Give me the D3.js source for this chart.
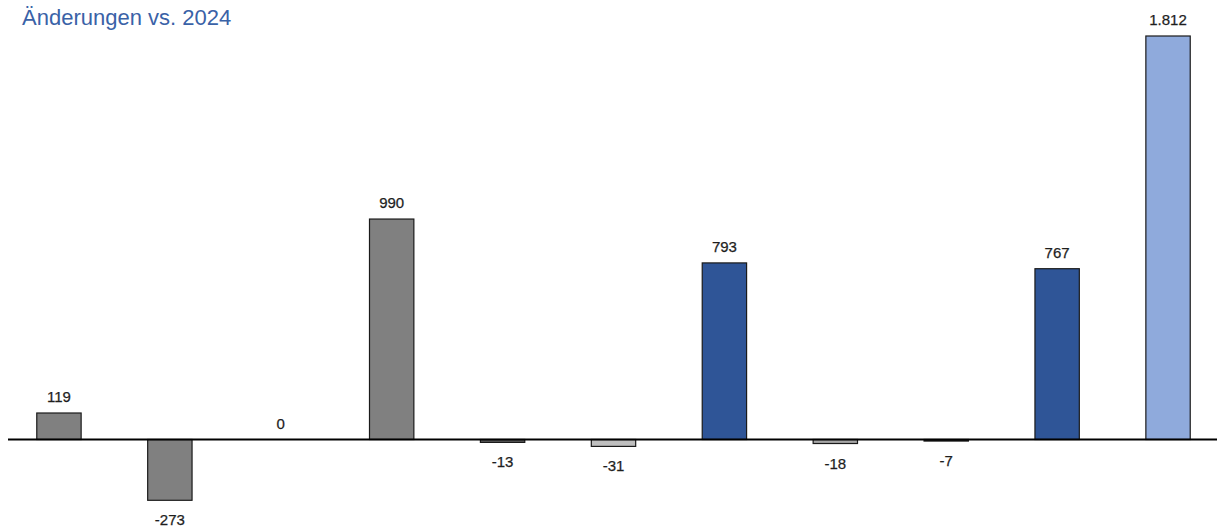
<!DOCTYPE html>
<html><head><meta charset="utf-8">
<script src="https://cdn.jsdelivr.net/npm/d3@7"></script>
<style>
html,body{margin:0;padding:0;background:#fff;}
svg{display:block;font-family:"Liberation Sans",Arial,sans-serif;}
</style></head>
<body>
<svg id="chart" width="1217" height="530"></svg>
<script>
const title = "Änderungen vs. 2024";
const categories = ["c1","c2","c3","c4","c5","c6","c7","c8","c9","c10","c11"];
const values = [119, -273, 0, 990, -13, -31, 793, -18, -7, 767, 1812];
const labels = ["119","-273","0","990","-13","-31","793","-18","-7","767","1.812"];
const colors = ["#808080","#808080","#808080","#808080","#5f5f5f","#bfbfbf","#2f5597","#a6a6a6","#1a1a1a","#2f5597","#8faadc"];

const svg = d3.select("#chart");
const x = d3.scaleBand().domain(categories).range([3.5, 1223.5]).paddingInner(0.6).paddingOuter(0.3);
const y = d3.scaleLinear().domain([0, 1812]).range([439.5, 36]);

svg.append("text").attr("x", 22).attr("y", 25).attr("font-size", 22)
  .attr("fill", "#3a62a7").text(title);

svg.selectAll("rect.bar").data(values).join("rect").attr("class","bar")
  .attr("x", (d,i) => x(categories[i]))
  .attr("width", x.bandwidth())
  .attr("y", d => y(Math.max(0,d)))
  .attr("height", d => Math.abs(y(d) - y(0)))
  .attr("fill", (d,i) => colors[i])
  .attr("stroke", "#1a1a1a").attr("stroke-width", 1.2);

svg.append("line").attr("x1", 8).attr("x2", 1217).attr("y1", y(0)).attr("y2", y(0))
  .attr("stroke", "#000").attr("stroke-width", 2.2);

svg.selectAll("text.lbl").data(values).join("text").attr("class","lbl")
  .attr("x", (d,i) => x(categories[i]) + x.bandwidth()/2)
  .attr("y", d => d >= 0 ? y(d) - 11 : y(d) + 25)
  .attr("text-anchor", "middle").attr("font-size", 15).attr("fill", "#1e1e1e")
  .attr("stroke", "#1e1e1e").attr("stroke-width", 0.25)
  .text((d,i) => labels[i]);
</script>
</body></html>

## Exercise
On how many lines does the word "chart" appear? Answer with only the number.

## Result of the exercise
3